Problem to work on: In the entries below, repeat only the lines between those holding "Recreate this image" and "The picture is", inclusive. Leave pictures out.

Records for this exercise:
====================

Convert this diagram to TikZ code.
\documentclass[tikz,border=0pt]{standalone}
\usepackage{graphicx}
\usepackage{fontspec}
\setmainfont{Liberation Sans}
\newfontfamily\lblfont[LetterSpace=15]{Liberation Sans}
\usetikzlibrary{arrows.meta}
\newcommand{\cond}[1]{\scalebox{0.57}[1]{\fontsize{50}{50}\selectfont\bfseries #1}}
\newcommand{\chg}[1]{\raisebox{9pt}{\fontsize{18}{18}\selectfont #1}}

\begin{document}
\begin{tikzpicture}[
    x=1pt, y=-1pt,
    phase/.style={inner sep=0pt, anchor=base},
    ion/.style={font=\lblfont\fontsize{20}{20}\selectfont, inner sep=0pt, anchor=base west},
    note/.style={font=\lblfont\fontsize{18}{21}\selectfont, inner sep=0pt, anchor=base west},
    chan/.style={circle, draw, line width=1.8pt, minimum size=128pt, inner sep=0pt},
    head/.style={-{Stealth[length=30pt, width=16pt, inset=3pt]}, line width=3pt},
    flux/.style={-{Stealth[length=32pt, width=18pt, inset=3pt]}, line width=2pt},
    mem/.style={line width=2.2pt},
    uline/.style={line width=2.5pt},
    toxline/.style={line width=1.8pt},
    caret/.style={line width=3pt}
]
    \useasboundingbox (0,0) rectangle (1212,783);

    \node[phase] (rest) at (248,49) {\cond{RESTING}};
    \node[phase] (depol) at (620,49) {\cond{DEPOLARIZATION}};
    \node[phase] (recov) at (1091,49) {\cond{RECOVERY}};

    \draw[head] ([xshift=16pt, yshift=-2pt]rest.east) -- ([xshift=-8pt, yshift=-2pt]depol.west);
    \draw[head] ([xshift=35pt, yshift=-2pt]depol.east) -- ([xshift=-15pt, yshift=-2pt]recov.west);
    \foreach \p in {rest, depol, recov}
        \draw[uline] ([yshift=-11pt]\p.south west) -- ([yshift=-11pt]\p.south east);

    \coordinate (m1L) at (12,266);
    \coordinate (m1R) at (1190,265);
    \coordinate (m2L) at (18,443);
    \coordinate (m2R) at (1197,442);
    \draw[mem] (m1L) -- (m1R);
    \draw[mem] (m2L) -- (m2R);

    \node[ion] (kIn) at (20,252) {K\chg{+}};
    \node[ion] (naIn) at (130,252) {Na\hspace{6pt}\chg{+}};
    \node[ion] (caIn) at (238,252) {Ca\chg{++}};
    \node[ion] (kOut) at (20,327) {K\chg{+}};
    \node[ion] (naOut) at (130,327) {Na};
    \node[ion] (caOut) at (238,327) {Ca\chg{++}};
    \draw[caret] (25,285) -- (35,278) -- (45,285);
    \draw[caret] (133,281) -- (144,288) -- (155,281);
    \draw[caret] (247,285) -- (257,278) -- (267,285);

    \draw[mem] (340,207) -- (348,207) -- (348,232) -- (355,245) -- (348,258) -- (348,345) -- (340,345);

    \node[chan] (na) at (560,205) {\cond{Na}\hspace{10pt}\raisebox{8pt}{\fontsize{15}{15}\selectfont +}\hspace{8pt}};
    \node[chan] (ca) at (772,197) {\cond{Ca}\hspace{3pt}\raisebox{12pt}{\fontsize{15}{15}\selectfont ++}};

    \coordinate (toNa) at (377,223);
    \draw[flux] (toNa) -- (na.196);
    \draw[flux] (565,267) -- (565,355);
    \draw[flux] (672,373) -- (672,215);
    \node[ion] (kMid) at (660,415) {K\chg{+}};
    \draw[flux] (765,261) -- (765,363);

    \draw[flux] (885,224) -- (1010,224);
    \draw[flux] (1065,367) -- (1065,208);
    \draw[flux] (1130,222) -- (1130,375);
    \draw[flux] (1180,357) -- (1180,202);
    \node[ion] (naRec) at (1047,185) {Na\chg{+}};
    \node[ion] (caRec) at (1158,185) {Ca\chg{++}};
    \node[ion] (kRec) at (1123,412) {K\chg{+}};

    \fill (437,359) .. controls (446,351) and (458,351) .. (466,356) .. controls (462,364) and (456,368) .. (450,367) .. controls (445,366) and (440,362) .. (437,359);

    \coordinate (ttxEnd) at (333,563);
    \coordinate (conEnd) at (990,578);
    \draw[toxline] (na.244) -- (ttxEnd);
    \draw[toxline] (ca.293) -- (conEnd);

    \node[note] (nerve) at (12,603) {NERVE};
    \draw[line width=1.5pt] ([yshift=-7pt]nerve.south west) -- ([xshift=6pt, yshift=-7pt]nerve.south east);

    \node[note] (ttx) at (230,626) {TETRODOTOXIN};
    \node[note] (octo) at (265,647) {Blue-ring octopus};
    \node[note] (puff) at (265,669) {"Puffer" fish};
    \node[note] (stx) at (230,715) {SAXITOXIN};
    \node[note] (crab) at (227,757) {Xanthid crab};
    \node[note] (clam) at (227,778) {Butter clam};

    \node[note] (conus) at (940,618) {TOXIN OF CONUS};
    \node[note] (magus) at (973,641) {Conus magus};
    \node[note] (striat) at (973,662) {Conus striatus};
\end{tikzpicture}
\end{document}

====================

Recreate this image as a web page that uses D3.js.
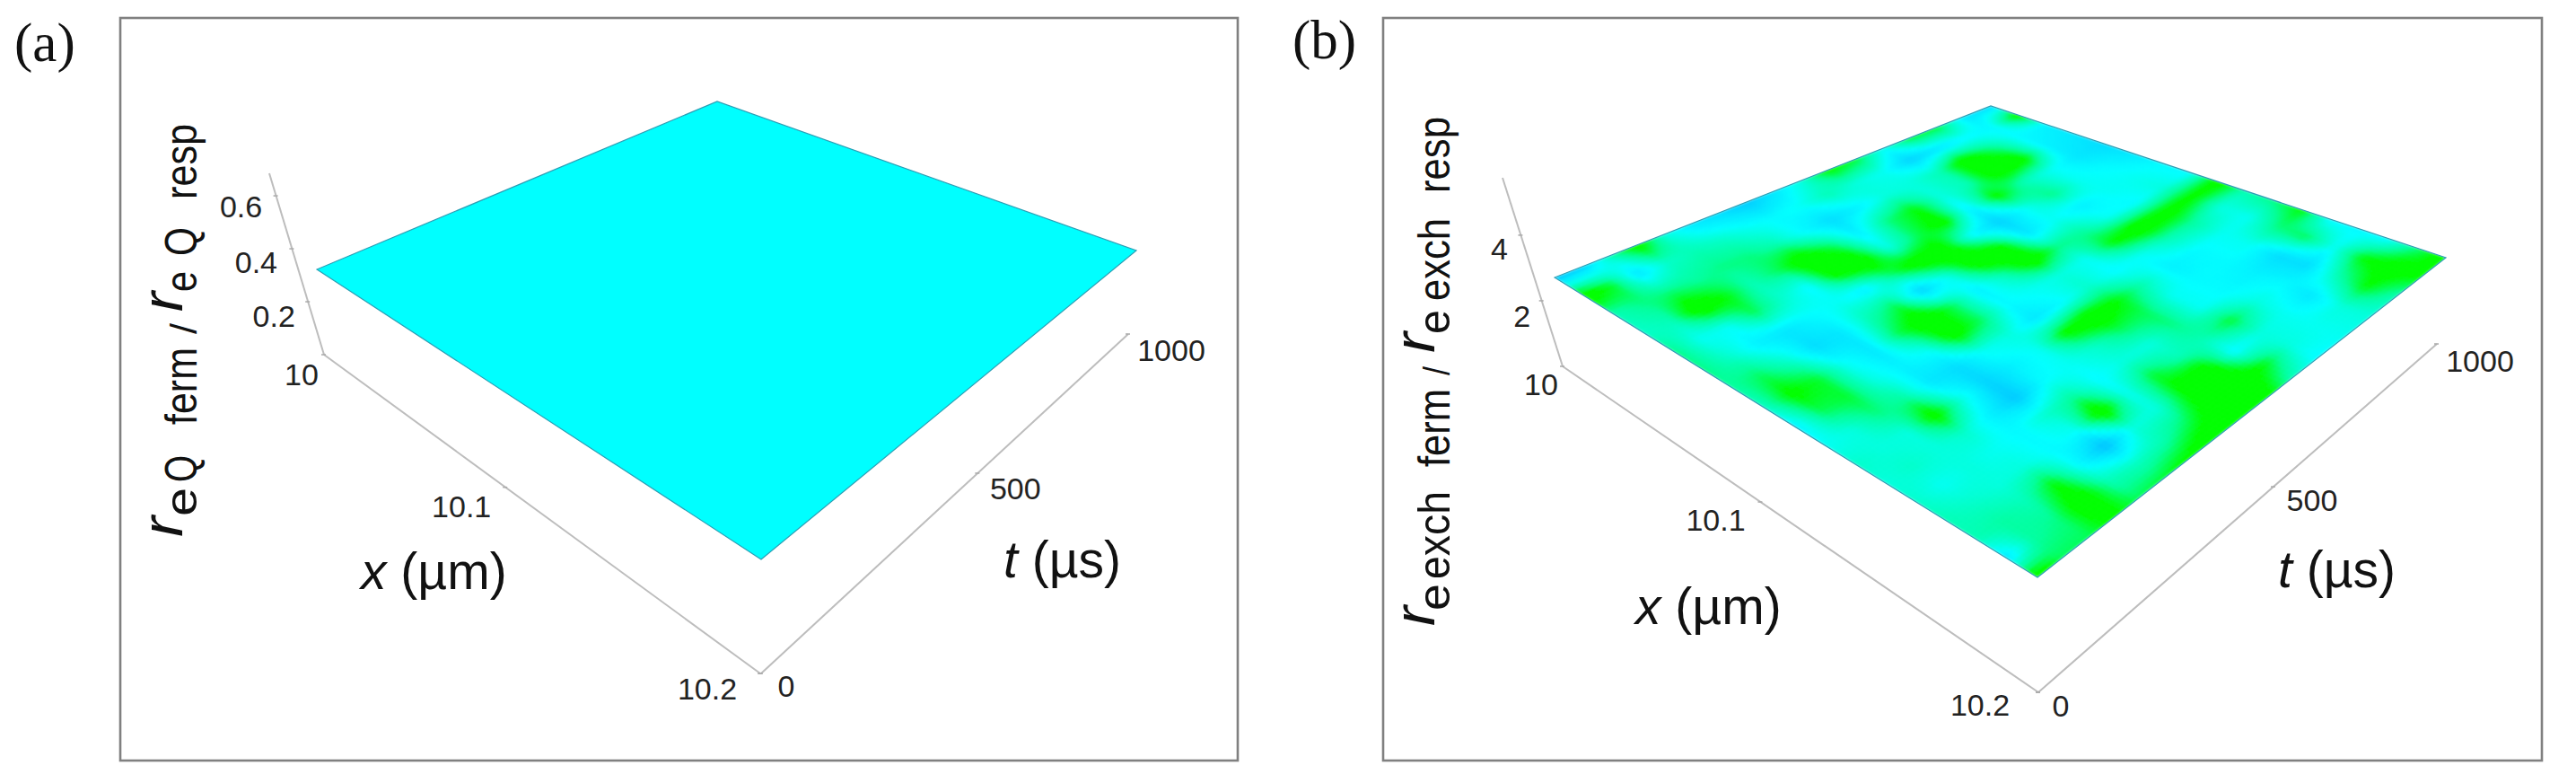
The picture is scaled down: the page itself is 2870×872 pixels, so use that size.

====================

Correct answer:
Recreate this image as a web page that uses D3.js.
The picture is scaled down: the page itself is 2870×872 pixels, so use that size.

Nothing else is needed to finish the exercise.